2. What inspired the book?
Lesley and my mother, Gael Elton Mayo, met in New York in 1951 through their Russian husbands. As far as godmothers go, Lesley Blanch was as good as it gets. Everything about her was unconventional and romantic. I loved visiting her in the South of France.
From 2001, I worked intermittently with Lesley, transcribing her handwritten anecdotes on to an old laptop kept on the top shelf of her cupboard during my visits. I became fascinated by the many lives she had led and the different worlds she had known. Her memoirs, On the Wilder Shores of Love: A Bohemian Life, were published posthumously by Virago in 2015. We had also discussed putting together a selection of Lesley’s writing — hence this book.
3. What does your role as editor entail?
I worked as an editor for eight years with Stephen Pickles and the late Anthony Blond at Quartet Books before founding BookBlast Ltd, in 1997.
Writing is an act of seduction. A writer and an editor working together on a book is like an affair, involving intimacy and trust. The editor is totally committed to the book, does everything possible to help the writer make it the best they can; and then they do everything possible to give the book and its author the greatest chance of success when published. After Lesley died, I was determined to complete the work we had started, and carry out her vision – made a little easier by her making me her literary executor.
4. When editing the book how did you decide what to include? What guided you?
I was guided in part by what had been discussed with Lesley before she died in 2007 at the age 103, and in part by what felt relevant to now. Her life spanned the greater part of the twentieth century. Although she was of another era, this never really occurred to me when she was alive, since she had a youthful enthusiasm for life and was genuinely open-minded and avant-garde in spirit. She was mischievously funny and a wonderful storyteller.
Lesley connected past and present. Her storytelling was underpinned by a vivid imagination and scholarly research. She opened windows on to many worlds, and I am grateful to her for what she taught me about Russian and Islamic culture and history, (I treasure her copy of The Koran). Context is important. Thanks to her, I learned to take the long view.

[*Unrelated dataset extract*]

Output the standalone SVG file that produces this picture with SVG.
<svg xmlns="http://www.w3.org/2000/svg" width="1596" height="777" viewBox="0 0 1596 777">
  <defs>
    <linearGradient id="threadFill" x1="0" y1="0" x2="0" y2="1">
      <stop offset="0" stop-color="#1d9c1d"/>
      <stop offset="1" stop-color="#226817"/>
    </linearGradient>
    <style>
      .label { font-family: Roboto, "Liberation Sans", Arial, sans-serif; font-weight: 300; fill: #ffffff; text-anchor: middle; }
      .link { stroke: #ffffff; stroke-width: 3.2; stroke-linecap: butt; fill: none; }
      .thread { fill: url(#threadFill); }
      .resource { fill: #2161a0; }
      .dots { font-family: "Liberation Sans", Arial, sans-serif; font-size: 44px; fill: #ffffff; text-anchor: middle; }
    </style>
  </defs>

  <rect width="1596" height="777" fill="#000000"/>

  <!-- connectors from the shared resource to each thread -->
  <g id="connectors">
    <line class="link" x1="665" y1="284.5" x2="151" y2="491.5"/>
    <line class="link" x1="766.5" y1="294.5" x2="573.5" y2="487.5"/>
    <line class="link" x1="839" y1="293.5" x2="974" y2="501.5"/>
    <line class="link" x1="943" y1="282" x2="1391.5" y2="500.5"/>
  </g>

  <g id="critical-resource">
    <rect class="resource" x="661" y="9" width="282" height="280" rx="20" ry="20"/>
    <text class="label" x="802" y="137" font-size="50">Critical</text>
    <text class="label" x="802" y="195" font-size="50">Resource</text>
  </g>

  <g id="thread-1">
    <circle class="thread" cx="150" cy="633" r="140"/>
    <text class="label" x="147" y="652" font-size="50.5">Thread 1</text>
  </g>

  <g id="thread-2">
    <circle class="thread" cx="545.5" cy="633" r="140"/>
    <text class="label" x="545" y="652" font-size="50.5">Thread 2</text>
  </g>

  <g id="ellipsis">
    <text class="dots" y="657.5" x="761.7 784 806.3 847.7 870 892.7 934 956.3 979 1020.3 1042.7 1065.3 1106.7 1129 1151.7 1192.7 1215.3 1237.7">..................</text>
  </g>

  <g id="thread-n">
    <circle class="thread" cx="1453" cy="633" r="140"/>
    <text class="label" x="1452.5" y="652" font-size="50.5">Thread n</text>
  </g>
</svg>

As features editor of British Vogue from 1937–44 Lesley was on the front line of women journalists writing about women. Later, in her biographies, she invariably wrote about women doing their own thing. Her approach to the distant past and her own present is romantic and dramatic. She was the last in a long line of romantic English woman travellers who fell in love with the East, and went off, enduring all kinds of living conditions and experiences: just like the women she wrote about!
5. What do you think it is about Lesley’s works that make them appealing today?

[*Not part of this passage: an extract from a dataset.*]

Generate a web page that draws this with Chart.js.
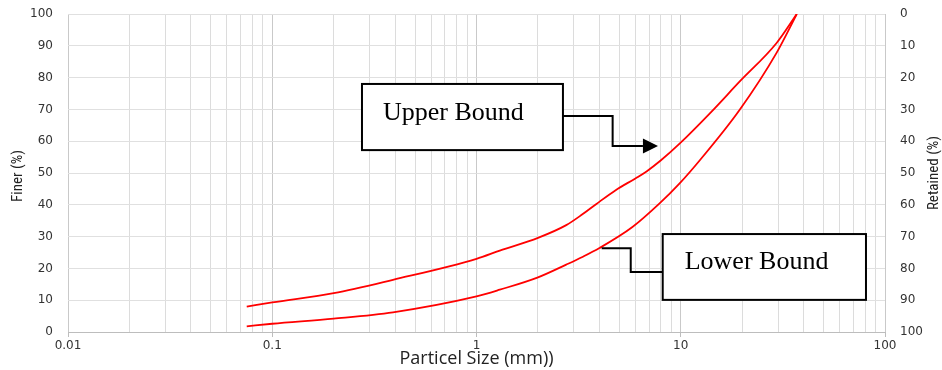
<!DOCTYPE html>
<html>
<head>
<meta charset="utf-8">
<style>
html,body{margin:0;padding:0;background:#fff;}
#wrap{width:942px;height:370px;}
</style>
<script src="https://cdn.jsdelivr.net/npm/chart.js@4.4.1/dist/chart.umd.min.js"></script>
</head>
<body>
<div id="wrap"><canvas id="c" width="942" height="370"></canvas></div>
<script>
// ---- data ----
const sizeUpper  = [0.075, 0.1, 0.2, 0.39, 1, 1.3, 2, 2.75, 3.3, 3.85, 4.8, 6, 6.8, 8, 9.9, 14, 19.4, 29.4, 37];
const finerUpper = [8, 9.3, 12.2, 16.4, 23, 25.6, 29.6, 33.6, 37, 40.2, 44.6, 48.3, 50.5, 54, 59.3, 69, 78.7, 90.8, 100];
const sizeLower  = [0.075, 0.1, 0.2, 0.39, 1, 1.3, 2, 2.75, 3.3, 4, 5.8, 7.9, 9.9, 12.4, 19.4, 29.4, 37];
const finerLower = [1.8, 2.6, 4.2, 6.2, 11.2, 13.3, 17.2, 21.2, 23.6, 26.4, 33, 40.5, 46.8, 54, 69.8, 87.7, 100];
const decades = [0.01, 0.1, 1, 10, 100];
const decadeLabels = ["0.01", "0.1", "1", "10", "100"];
const multipliers = [1, 2, 3, 4, 5, 6, 7, 8, 9];
const seriesNames = ["Upper Bound", "Lower Bound"];
const xTitle = "Particel Size (mm))";
const yTitle = "Finer (%)";
const y2Title = "Retained (%)";

// tick values for log axis grid
const xTickValues = [];
decades.forEach((d, i) => {
  if (i === decades.length - 1) { xTickValues.push(d); return; }
  multipliers.forEach(m => xTickValues.push(+(d * m).toPrecision(6)));
});
function decadeIndex(v) {
  for (let i = 0; i < decades.length; i++) if (Math.abs(v / decades[i] - 1) < 1e-6) return i;
  return -1;
}

// callouts (in data units: x mm, y %)
const callouts = [
  { text: seriesNames[0], box: [0.275, 2.65, 78, 57.2], textDx: 21, textDy: 36,
    path: [[2.65, 67.9], [4.64, 67.9], [4.64, 58.5], [6.53, 58.5]], arrowTip: [7.74, 58.5] },
  { text: seriesNames[1], box: [8.16, 80.7, 30.8, 10.1], textDx: 22, textDy: 35,
    path: [[4.1, 26.3], [5.69, 26.3], [5.69, 18.9], [8.16, 18.9]], arrowTip: null }
];

const calloutPlugin = {
  id: 'callouts',
  afterDraw(chart) {
    const ctx = chart.ctx, xs = chart.scales.x, ys = chart.scales.y;
    const X = v => xs.getPixelForValue(v), Y = v => ys.getPixelForValue(v);
    ctx.save();
    ctx.strokeStyle = '#000'; ctx.fillStyle = '#000'; ctx.lineWidth = 2;
    callouts.forEach(c => {
      const x1 = X(c.box[0]), x2 = X(c.box[1]), y1 = Y(c.box[2]), y2 = Y(c.box[3]);
      ctx.fillStyle = '#fff';
      ctx.fillRect(x1, y1, x2 - x1, y2 - y1);
      ctx.strokeRect(x1, y1, x2 - x1, y2 - y1);
      ctx.fillStyle = '#000';
      ctx.font = "26px 'Liberation Serif', 'Times New Roman', serif";
      ctx.textAlign = 'left'; ctx.textBaseline = 'alphabetic';
      ctx.fillText(c.text, x1 + c.textDx, y1 + c.textDy);
      ctx.beginPath();
      c.path.forEach((p, i) => { const px = X(p[0]), py = Y(p[1]); i ? ctx.lineTo(px, py) : ctx.moveTo(px, py); });
      ctx.stroke();
      if (c.arrowTip) {
        const last = c.path[c.path.length - 1];
        const bx = X(last[0]), by = Y(last[1]), tx = X(c.arrowTip[0]);
        ctx.beginPath();
        ctx.moveTo(bx, by - 7.5); ctx.lineTo(tx, by); ctx.lineTo(bx, by + 7.5); ctx.closePath();
        ctx.fill();
      }
    });
    // axis titles (both read bottom-to-top)
    ctx.fillStyle = '#222';
    ctx.font = "15px 'Liberation Sans Narrow', 'Roboto Condensed', sans-serif";
    ctx.textAlign = 'center'; ctx.textBaseline = 'middle';
    const cy = (chart.chartArea.top + chart.chartArea.bottom) / 2;
    ctx.save(); ctx.translate(18, cy + 3); ctx.rotate(-Math.PI / 2); ctx.fillText(yTitle, 0, 0); ctx.restore();
    ctx.save(); ctx.translate(934, cy); ctx.rotate(-Math.PI / 2); ctx.fillText(y2Title, 0, 0); ctx.restore();
    ctx.restore();
  }
};

const tickFont = { family: "'DejaVu Sans', Verdana, sans-serif", size: 12 };
const noPad = s => { s.paddingTop = 0; s.paddingBottom = 0; };

new Chart(document.getElementById('c'), {
  type: 'line',
  data: {
    datasets: [
      { label: seriesNames[0], data: sizeUpper.map((s, i) => ({ x: s, y: finerUpper[i] })),
        borderColor: '#ff0000', borderWidth: 1.8, pointRadius: 0, fill: false, cubicInterpolationMode: 'monotone' },
      { label: seriesNames[1], data: sizeLower.map((s, i) => ({ x: s, y: finerLower[i] })),
        borderColor: '#ff0000', borderWidth: 1.8, pointRadius: 0, fill: false, cubicInterpolationMode: 'monotone' }
    ]
  },
  options: {
    responsive: false, animation: false,
    layout: { padding: { top: 14, left: 0, right: 0, bottom: 0 } },
    plugins: { legend: { display: false }, tooltip: { enabled: false } },
    scales: {
      x: {
        type: 'logarithmic', min: 0.01, max: 100,
        afterBuildTicks: s => { s.ticks = xTickValues.map(v => ({ value: v })); },
        afterFit: s => { s.height = 38; s.paddingLeft = 0; s.paddingRight = 0; },
        ticks: {
          autoSkip: false, maxRotation: 0, font: tickFont, color: '#333', padding: 2,
          callback: v => { const i = decadeIndex(v); return i >= 0 ? decadeLabels[i] : ''; }
        },
        grid: {
          color: ctx => decadeIndex(ctx.tick ? ctx.tick.value : 0) >= 0 ? '#c9c9c9' : '#dcdcdc',
          lineWidth: 1, tickLength: 5,
          tickColor: ctx => decadeIndex(ctx.tick ? ctx.tick.value : 0) >= 0 ? '#bdbdbd' : 'rgba(0,0,0,0)'
        },
        border: { color: '#bdbdbd' },
        title: { display: true, text: xTitle, font: { family: "'Open Sans', sans-serif", size: 18 }, color: '#222', padding: { top: -9, bottom: 0 } }
      },
      y: {
        type: 'linear', position: 'left', min: 0, max: 100,
        afterFit: s => { s.width = 68; noPad(s); },
        ticks: { stepSize: 10, font: tickFont, color: '#333', padding: 15 },
        grid: { color: '#e0e0e0', drawTicks: false },
        border: { display: false }
      },
      y2: {
        type: 'linear', position: 'right', min: 0, max: 100, reverse: true,
        afterFit: s => { s.width = 57; noPad(s); },
        ticks: { stepSize: 10, font: tickFont, color: '#333', padding: 15 },
        grid: { display: false, drawTicks: false },
        border: { display: false }
      }
    }
  },
  plugins: [calloutPlugin]
});
</script>
</body>
</html>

Lesley Blanch was a trailblazer. She did her own thing against the odds, choosing to fulfil the potential of her own nature and escape from strait-laced Edwardian suburbia to become a working woman at a time when few women had careers. She had a soft spot for Russian men, was very open-minded and a true internationalist. Her approach to the distant past and her own present is romantic and dramatic.
The author of twelve books, Lesley’s writing brings to life something of Russia and the Middle East as they once were, before war and terrorism became the norm. She was ahead of her time, and prescient in the way she attempted to bridge the West and East. Most people today associate her with The Wilder Shores of Love, her best-known book about four nineteenth-century women who travelled east, escaping the boredom of convention as she liked to put it. The book pioneered a new approach to history writing.

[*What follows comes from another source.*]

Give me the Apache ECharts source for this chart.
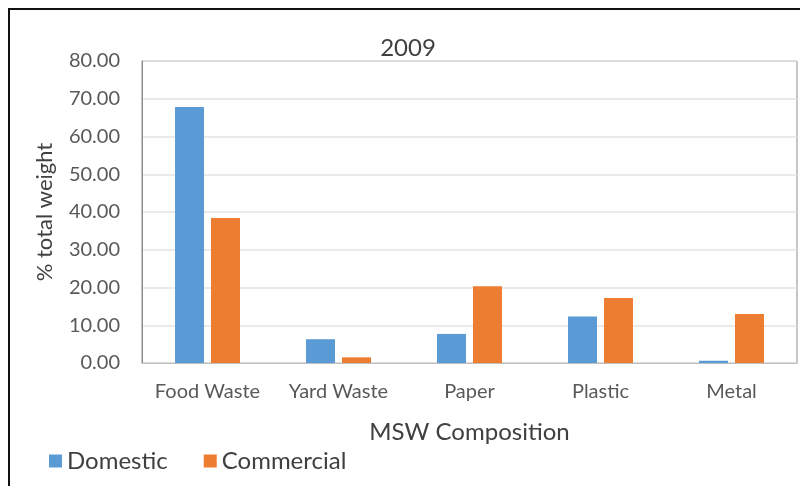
<!DOCTYPE html>
<html><head><meta charset="utf-8">
<script src="https://cdn.jsdelivr.net/npm/echarts@6/dist/echarts.min.js"></script>
<style>html,body{margin:0;padding:0;background:#fff}#c{width:800px;height:486px}</style>
</head><body><div id="c"></div>
<script>
const categories = ["Food Waste", "Yard Waste", "Paper", "Plastic", "Metal"];
const domestic = [67.8, 6.3, 7.7, 12.3, 0.6];
const commercial = [38.4, 1.5, 20.3, 17.2, 13.0];
const yTicks = [0, 10, 20, 30, 40, 50, 60, 70, 80];

const FONT = 'Lato, "Open Sans", sans-serif';
const chart = echarts.init(document.getElementById('c'));
chart.setOption({
  backgroundColor: '#fff',
  animation: false,
  textStyle: { fontFamily: FONT },
  title: { text: '2009', left: 403, top: 31, textAlign: 'center',
    textStyle: { fontFamily: FONT, fontSize: 24, fontWeight: 'normal', color: '#404040' } },
  graphic: [{ type: 'rect', shape: { x: 9, y: 9, width: 900, height: 700 },
    style: { fill: 'none', stroke: '#111', lineWidth: 2 }, silent: true }],
  legend: { left: 44, top: 444, itemWidth: 13, itemHeight: 13, itemGap: 36,
    icon: 'rect', textStyle: { fontFamily: FONT, fontSize: 24, color: '#404040' },
    data: ['Domestic', 'Commercial'] },
  grid: { left: 142, right: 3, top: 61, bottom: 123, show: true,
    borderColor: '#8c8c8c', borderWidth: 1, containLabel: false },
  xAxis: { type: 'category', data: categories,
    axisLine: { lineStyle: { color: '#bfbfbf' } }, axisTick: { show: false },
    axisLabel: { margin: 19, fontSize: 20, color: '#595959', fontFamily: FONT, interval: 0 },
    name: 'MSW Composition', nameLocation: 'middle', nameGap: 57,
    nameTextStyle: { fontSize: 24, color: '#404040', fontFamily: FONT } },
  yAxis: { type: 'value', min: yTicks[0], max: yTicks[yTicks.length - 1], interval: 10,
    axisLine: { show: true, lineStyle: { color: '#8c8c8c' } }, axisTick: { show: false },
    splitLine: { lineStyle: { color: '#e3e3e3', width: 1.5 } },
    axisLabel: { margin: 22, fontSize: 20, color: '#595959', fontFamily: FONT,
      formatter: v => v.toFixed(2) },
    name: '% total weight', nameLocation: 'middle', nameGap: 86, nameRotate: 90,
    nameTextStyle: { fontSize: 22, color: '#404040', fontFamily: FONT } },
  series: [
    { name: 'Domestic', type: 'bar', data: domestic, barWidth: 29, barGap: '24%',
      itemStyle: { color: '#5B9BD5' } },
    { name: 'Commercial', type: 'bar', data: commercial, barWidth: 29,
      itemStyle: { color: '#ED7D31' } }
  ]
});
</script></body></html>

But her greatest work is The Sabres of Paradise: Conquest and Vengeance in the Caucasus. The way she writes about the struggle of the people of the Caucasus to remain independent of Russia is dramatic and disturbingly relevant to our world today. As Philip Marsden wrote in his introduction: “Like Tolstoy’s, her sense of history is ultimately convincing not because of any sweeping theses, but because of its particularities, the quirks of individuals and their personal narratives, their deluded ambitions, their vanities and passions.”
6. How would you describe Lesley’s works to someone not familiar with her in one sentence?
Gripping high-octane historical drama, not for the faint-hearted.
About the book
Lesley Blanch, a Londoner by birth, spent the greater part of her life travelling about those remote areas her books record so vividly. She was an astute observer of places and people their quirks, habits and passions. This selection of her early journalism, essays and traveller’s tales forms an irresistible sequel to her posthumous memoirs, On the Wilder Shores of Love: A Bohemian Life. Savvy, self-possessed, talented and successful, Lesley Blanch was a bold and daring writer; travelling at a time when women were expected to be subservient to the needs of husbands and children. Illustrated with photos and a selection of Blanch’s line drawings and with an insightful introduction by Blanch’s god-daughter, Far to Go and Many to Love: People and Places brings together writings on subjects as various as Vivien Leigh, polygamy and the Orient Express. She remembers life in post-war Bulgaria with her husband, the diplomat-novelist Romain Gary, and Christmas in Mexico with him. Specific places were of particular significance to her: the Sahara, Iran, Turkey, Syria, Afghanistan, Central Asia. Her descriptions make for disturbing reading given the cumulative impact of a century of war on the Middle East.